ESB has indicated it will “assume obligations of the NIE Group”. So far it has not made any public comment as to what the position will be in relation to the inter-company loans.

One other potential hurdle for ESB to cross before it finally opens its arms to embrace NIE might be the company’s defined-benefit pension liability. The latest set of accounts show its defined-benefit scheme increased from £77.9 million at March 31st, 2009, to £136.2 million at March 31st, 2010. According to NIE there were a number of reasons for this including “higher scheme liabilities due to a decrease in the discount rate used to discount scheme liabilities”.

There was also the question of “higher inflation forecasts and changes in mortality assumption . . . offset by higher asset values”.
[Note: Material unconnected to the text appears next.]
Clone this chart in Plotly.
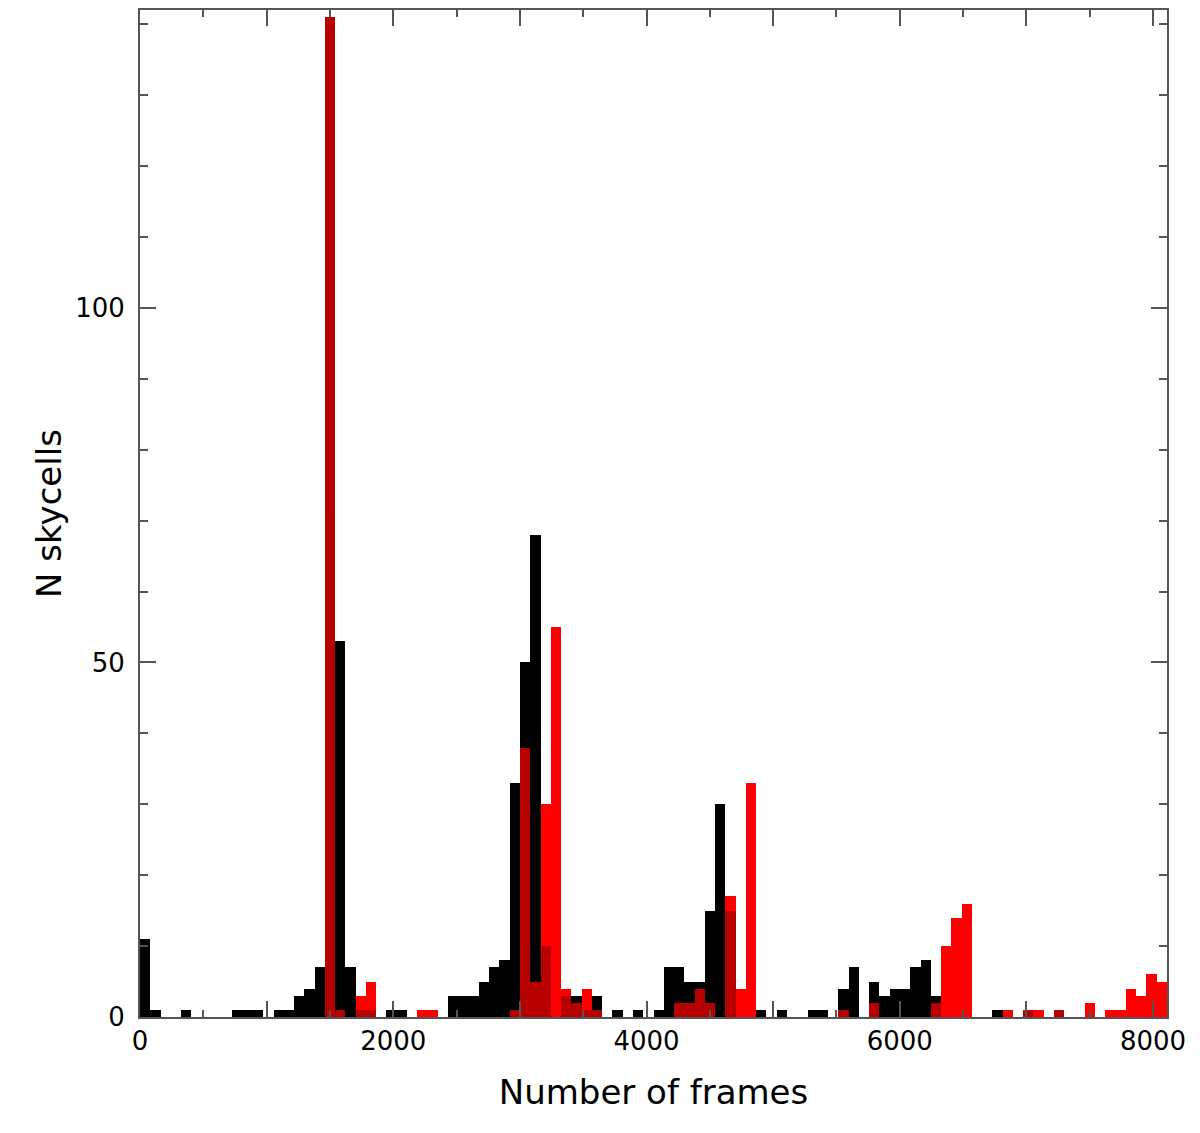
import plotly.graph_objects as go

# histogram counts per bin (100 bins of ~81.1 frames, starting at 0)
bin_width = 81.1
black_counts = [
    11, 1, 0, 0, 1, 0, 0, 0, 0, 1,
    1, 1, 0, 1, 1, 3, 4, 7, 141, 53,
    7, 1, 1, 0, 1, 1, 0, 0, 0, 0,
    3, 3, 3, 5, 7, 8, 33, 50, 68, 10,
    0, 3, 3, 1, 3, 0, 1, 0, 1, 0,
    1, 7, 7, 5, 5, 15, 30, 15, 0, 0,
    1, 0, 1, 0, 0, 1, 1, 0, 4, 7,
    0, 5, 3, 4, 4, 7, 8, 3, 0, 0,
    0, 0, 0, 1, 0, 0, 1, 0, 0, 1,
    0, 0, 0, 0, 0, 0, 0, 0, 0, 0,
]
red_counts = [
    0, 0, 0, 0, 0, 0, 0, 0, 0, 0,
    0, 0, 0, 0, 0, 0, 0, 0, 141, 1,
    0, 3, 5, 0, 0, 0, 0, 1, 1, 0,
    0, 0, 0, 0, 0, 0, 1, 38, 5, 30,
    55, 4, 2, 4, 1, 0, 0, 0, 0, 0,
    0, 0, 2, 2, 4, 2, 0, 17, 4, 33,
    0, 0, 0, 0, 0, 0, 0, 0, 1, 0,
    0, 2, 0, 0, 0, 0, 0, 2, 10, 14,
    16, 0, 0, 0, 1, 0, 1, 1, 0, 1,
    0, 0, 2, 0, 1, 1, 4, 3, 6, 5,
]
x_tick_values = list(range(0, 8001, 1000))
x_tick_labels = ['0', '', '2000', '', '4000', '', '6000', '', '8000']
y_tick_values = [0, 50, 100]

font_family = 'DejaVu Sans, sans-serif'
axis_color = '#555555'

bar_kw = dict(x0=bin_width / 2, dx=bin_width, width=bin_width, marker_line_width=0, hoverinfo='skip')

fig = go.Figure()
fig.add_trace(go.Bar(y=black_counts, marker_color='black', **bar_kw))
fig.add_trace(go.Bar(y=red_counts, marker_color='#ff0000', **bar_kw))
# faint black overlay so that overlapping parts show dark red
fig.add_trace(go.Bar(y=black_counts, marker_color='black', opacity=0.28, **bar_kw))

axis_common = dict(
    showgrid=False,
    zeroline=False,
    showline=True,
    linecolor=axis_color,
    linewidth=2,
    mirror='ticks',
    ticks='inside',
    tickcolor=axis_color,
    tickwidth=2,
    ticklen=16,
    tickfont=dict(family=font_family, size=26, color='black'),
)

# the page body adds an 8px offset, so the margins are trimmed to compensate
fig.update_layout(
    width=1184,
    height=1117,
    margin=dict(l=132, r=25, t=0, b=108),
    paper_bgcolor='white',
    plot_bgcolor='white',
    barmode='overlay',
    bargap=0,
    showlegend=False,
    xaxis=dict(
        range=[0, 8110],
        tickvals=x_tick_values,
        ticktext=x_tick_labels,
        minor=dict(dtick=500, tick0=0, ticks='inside', ticklen=7, tickcolor=axis_color, tickwidth=2),
        title=dict(text='Number of frames', font=dict(family=font_family, size=34, color='black'), standoff=25),
        **axis_common,
    ),
    yaxis=dict(
        range=[0, 142],
        tickvals=y_tick_values,
        ticklabelstandoff=8,
        minor=dict(dtick=10, tick0=0, ticks='inside', ticklen=8, tickcolor=axis_color, tickwidth=2),
        title=dict(text='N skycells', font=dict(family=font_family, size=34, color='black'), standoff=3),
        **axis_common,
    ),
)

fig.write_html('out.html')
Under the harsh glare of a naked electricity bulb, the pension liability might well have given other potential suitors cold feet even if ESB intends to stand firm on the issue. But even the most stalwart of NIE suitors would have shifted nervously when the reality of what the Northern Ireland market will demand became obvious. The Department of Enterprise, Trade and Investment has proposed a target for Northern Ireland of 40 per cent of electricity consumption from renewable sources by 2010.

It is estimated that an investment in the transmission system in Northern Ireland “of the order of £1 billion over the next 10-15 years will be needed” to achieve this target.

ESB may be getting ready to shine in the Northern Ireland market but chances are it could still have a few dark days ahead before the switch is finally thrown.